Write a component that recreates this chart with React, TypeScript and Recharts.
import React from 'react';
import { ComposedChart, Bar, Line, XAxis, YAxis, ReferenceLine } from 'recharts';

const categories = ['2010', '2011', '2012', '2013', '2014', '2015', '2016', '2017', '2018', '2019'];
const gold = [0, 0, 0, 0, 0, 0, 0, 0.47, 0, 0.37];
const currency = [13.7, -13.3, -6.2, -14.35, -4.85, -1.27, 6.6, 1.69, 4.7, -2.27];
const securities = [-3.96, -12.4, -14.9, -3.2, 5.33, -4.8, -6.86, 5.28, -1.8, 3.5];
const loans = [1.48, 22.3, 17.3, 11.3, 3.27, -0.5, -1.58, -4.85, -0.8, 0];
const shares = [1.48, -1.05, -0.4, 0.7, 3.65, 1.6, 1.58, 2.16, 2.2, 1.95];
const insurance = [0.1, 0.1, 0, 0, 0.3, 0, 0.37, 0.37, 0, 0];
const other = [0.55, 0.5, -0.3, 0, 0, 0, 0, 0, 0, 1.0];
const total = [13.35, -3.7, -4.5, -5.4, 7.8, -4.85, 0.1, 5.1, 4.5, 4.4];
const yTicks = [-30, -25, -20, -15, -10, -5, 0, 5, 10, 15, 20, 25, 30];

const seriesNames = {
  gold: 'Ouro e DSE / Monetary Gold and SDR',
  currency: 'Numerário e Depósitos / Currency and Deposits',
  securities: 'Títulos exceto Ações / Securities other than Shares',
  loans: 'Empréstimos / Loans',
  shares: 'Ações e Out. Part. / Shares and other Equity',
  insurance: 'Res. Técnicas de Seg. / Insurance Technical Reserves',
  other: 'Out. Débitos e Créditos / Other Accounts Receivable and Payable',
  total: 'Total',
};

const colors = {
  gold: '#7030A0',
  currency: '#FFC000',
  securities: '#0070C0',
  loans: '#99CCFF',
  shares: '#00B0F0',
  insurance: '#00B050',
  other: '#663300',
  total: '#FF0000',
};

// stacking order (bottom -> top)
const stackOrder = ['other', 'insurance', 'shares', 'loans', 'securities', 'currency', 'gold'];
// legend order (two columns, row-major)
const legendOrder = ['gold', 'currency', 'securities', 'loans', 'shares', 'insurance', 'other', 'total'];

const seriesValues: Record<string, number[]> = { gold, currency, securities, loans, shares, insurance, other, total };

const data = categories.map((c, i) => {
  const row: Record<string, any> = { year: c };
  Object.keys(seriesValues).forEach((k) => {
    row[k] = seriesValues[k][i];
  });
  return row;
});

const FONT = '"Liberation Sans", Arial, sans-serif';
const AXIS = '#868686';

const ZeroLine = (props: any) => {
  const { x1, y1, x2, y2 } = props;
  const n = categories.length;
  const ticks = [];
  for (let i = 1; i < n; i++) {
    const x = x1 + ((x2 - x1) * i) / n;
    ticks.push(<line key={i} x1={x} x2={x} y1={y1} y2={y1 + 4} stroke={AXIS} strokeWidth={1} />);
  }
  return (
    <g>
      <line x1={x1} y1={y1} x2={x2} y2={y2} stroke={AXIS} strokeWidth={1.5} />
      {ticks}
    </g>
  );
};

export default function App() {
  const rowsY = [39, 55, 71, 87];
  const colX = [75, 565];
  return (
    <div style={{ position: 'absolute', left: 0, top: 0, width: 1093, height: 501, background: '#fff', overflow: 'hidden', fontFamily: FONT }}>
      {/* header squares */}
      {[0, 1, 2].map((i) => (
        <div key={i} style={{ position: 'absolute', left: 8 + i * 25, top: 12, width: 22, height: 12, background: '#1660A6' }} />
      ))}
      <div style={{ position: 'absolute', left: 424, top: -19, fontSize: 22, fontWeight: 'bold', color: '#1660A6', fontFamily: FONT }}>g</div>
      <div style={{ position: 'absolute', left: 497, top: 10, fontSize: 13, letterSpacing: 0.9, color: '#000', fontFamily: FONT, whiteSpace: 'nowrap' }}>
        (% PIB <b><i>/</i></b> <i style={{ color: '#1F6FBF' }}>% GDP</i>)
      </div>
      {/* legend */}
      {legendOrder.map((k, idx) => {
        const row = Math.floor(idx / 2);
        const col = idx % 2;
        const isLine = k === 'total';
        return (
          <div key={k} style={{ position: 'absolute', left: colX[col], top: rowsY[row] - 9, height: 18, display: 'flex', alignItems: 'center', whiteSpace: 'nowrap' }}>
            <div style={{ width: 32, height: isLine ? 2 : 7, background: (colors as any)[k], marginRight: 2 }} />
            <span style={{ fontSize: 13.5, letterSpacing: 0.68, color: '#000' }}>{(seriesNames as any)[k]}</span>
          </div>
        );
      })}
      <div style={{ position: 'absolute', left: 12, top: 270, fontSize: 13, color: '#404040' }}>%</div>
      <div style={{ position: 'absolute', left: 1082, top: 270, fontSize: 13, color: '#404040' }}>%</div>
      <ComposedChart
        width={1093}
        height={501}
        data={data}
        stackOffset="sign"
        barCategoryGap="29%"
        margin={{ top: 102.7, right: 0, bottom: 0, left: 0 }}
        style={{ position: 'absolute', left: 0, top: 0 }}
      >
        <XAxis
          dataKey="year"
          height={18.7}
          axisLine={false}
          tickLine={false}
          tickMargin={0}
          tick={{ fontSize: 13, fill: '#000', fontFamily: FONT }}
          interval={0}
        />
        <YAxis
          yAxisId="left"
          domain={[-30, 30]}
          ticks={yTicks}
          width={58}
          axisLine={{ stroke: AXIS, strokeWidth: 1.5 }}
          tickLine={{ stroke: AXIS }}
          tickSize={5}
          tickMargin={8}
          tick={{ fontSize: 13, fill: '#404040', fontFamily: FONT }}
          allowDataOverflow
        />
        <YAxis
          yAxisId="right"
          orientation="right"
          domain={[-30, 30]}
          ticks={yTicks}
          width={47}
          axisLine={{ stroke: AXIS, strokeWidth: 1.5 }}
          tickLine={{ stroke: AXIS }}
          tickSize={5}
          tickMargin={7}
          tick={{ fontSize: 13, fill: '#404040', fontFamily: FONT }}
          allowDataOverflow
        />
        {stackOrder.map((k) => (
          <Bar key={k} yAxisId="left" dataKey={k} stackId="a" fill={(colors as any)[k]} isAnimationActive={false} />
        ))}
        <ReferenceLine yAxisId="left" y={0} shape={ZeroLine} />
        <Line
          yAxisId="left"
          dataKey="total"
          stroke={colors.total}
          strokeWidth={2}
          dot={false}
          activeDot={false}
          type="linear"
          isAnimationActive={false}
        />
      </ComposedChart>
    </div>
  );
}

+++++

Stated exercise
Only the lines from the start of the data to the line holding "XAxis, YAxis, ReferenceLine" are wanted; return them exactly, both ends included.

Expected output
Write a component that recreates this chart with React, TypeScript and Recharts.
import React from 'react';
import { ComposedChart, Bar, Line, XAxis, YAxis, ReferenceLine } from 'recharts';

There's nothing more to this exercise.